Top Chef Season Six Episode Five "Camping" Recap

This week the chef contestants must deal with two tough elements—cactus and two dozen hungry cowboys.

Perhaps the first hint that this week's challenge was going to be a doozy for the chef contestants was Tim Love's appearance as a guest judge in the quickfire challege. Love is a chef known for his urbanized southwestern cooking and goes on an annual trail drive, complete with horses and cowboy crew, from Fort Worth, Texas, to New York City, stopping at local farmer's markets for new ideas. In other words, the James Beard-award-winning chef is pretty intense and so were the two challenges this week.

Going along with the southwestern theme, the TV audience was asked to choose between three ingredients: kangaroo, cactus, and rattlesnake for the key ingredient in the quickfire challenge. And the winner was cactus, which nevertheless rattled the Top Chef hopefuls.

In what is becoming a recurrent theme of season six, only Mike I. seemed versed in how to work with the specialized ingredient.

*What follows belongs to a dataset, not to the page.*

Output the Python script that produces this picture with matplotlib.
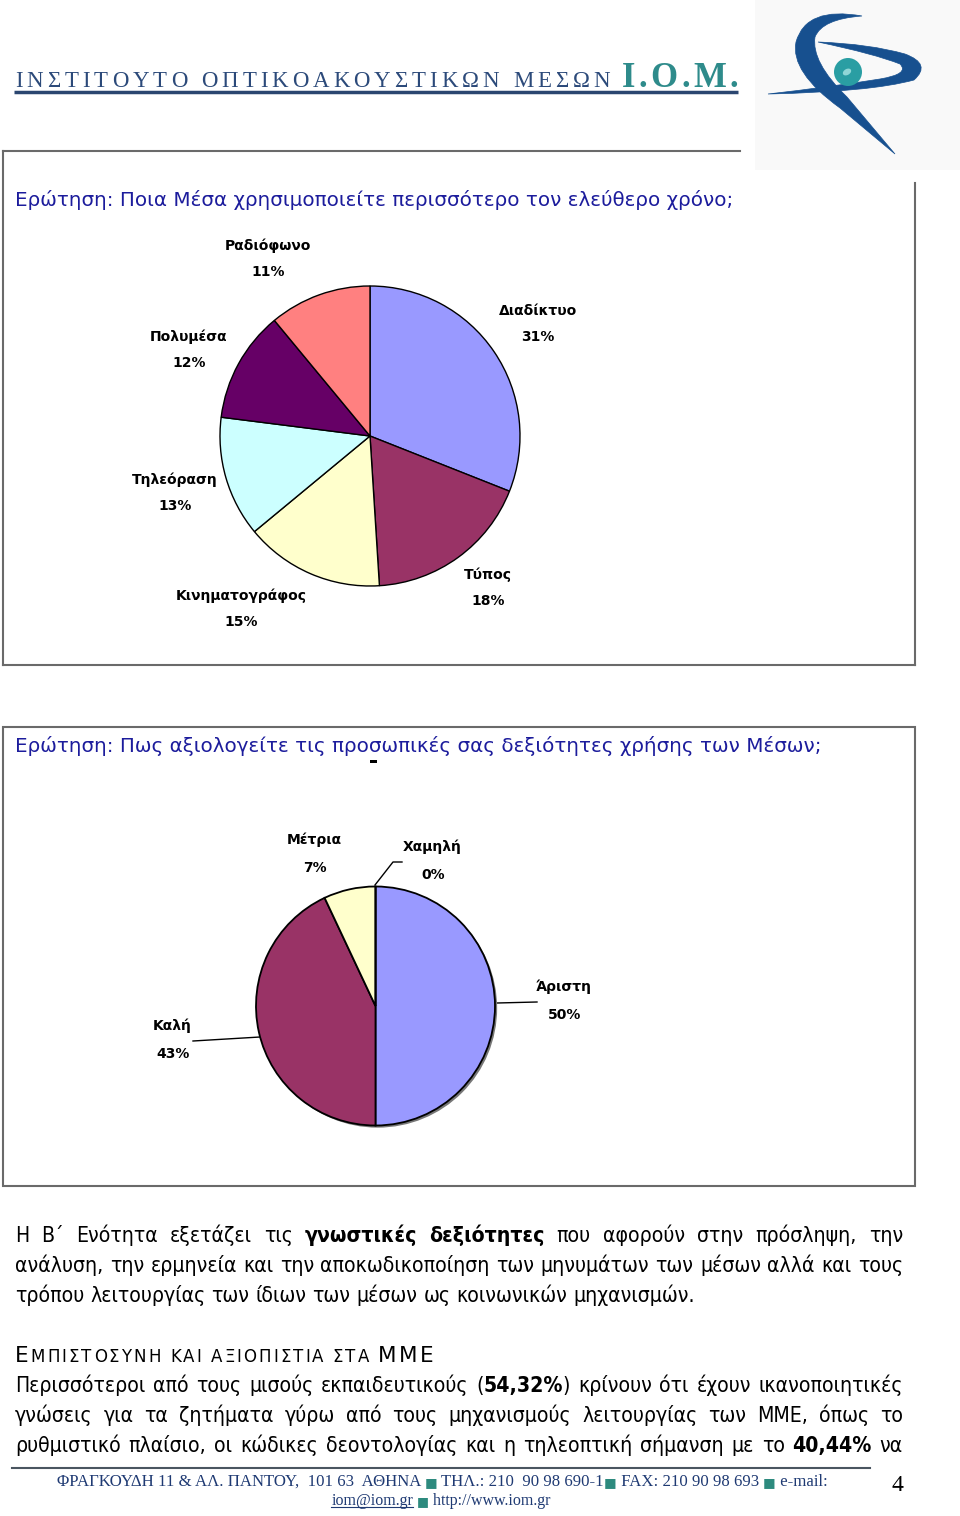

His cactus and tuna ceviche with pipián won him $15,000, but he didn't receive immunity from the elimination challenge.

On the losing end were Ash, with a sad looking cactus grilled cheese, Michael, and Ron who made a dish with what Love thought was rancid crab (as we will learn later in the episode, bad seafood is the no.1 cardinal sin). Michael created a dish was "like two trains coming together", according to Love, and suffered a blow to his over-inflated, Michelin-star-ego by being in the bottom three.

But things were about to get heavier as Padma announced that the elimination challenge was to take place in a ranch in the desert. The guests: two dozen local cowboys. Time: one hour and 15 minutes to cook everything.

When the contestants arrived at the campsite which was to serve as their cooking space, they found four fire pits, some banged-up cast iron pans and a mess station with some crude-looking cooking tools.

"This is my idea of a living hell," said Eli on viewing the site. Meanwhile, other contestants seemed more enthusiastic. "The outhouse is familiar to me" said Ashley wistfully, reminiscing about her childhood growing up in the woods. A comment which only leads one to ask: where do the producers find these people?

On the scorching hot afternoon of the challenge, most of the chefs seemed to go a little crazy. It all culminated in Ron asking if anyone had a sword he could use to bust open a coconut.

Brian, however, remained cool as ever, staring at the open-pit grill an hour before the start of the challenge to map out his cooking space. This move paid off for him with a win for his "restaurant quality" pork loin over polenta and dandelion greens.

Brian's brother Michael joined him, Laurine, and Ashley in the top four. The sibling rivalry seemed to be heating up as Brian commented that every time he and his Michael have been in the top group, he has always one-upped his younger brother.

On the bottom were Robin, Ron, and Mattin. This time around the judges seemed truly disgusted by all three of their dishes. While Robin struck out with her drunken shrimp that apparently tasted like chlorine, Ron's Haitian cocktail, in what seems like a bit of a stretch, was denounced as the worst drink the judges had ever tasted.

The real loser, though, was Mattin who inadvertently gave Love indigestion with his undercooked black cod ceviche. Earlier in the episode, Tom Colicchio—who is always one for drama—spit out his raw cod onto the dusty desert floor in disgust.

So it appears that the Top Chef wisdom from episode six is as such: do not serve undercooked seafood in a subconscious attempt to give the judges a mild case of food poisoning, learn how to de-slime cactus, and catch up on how to cook with rudimentary tools.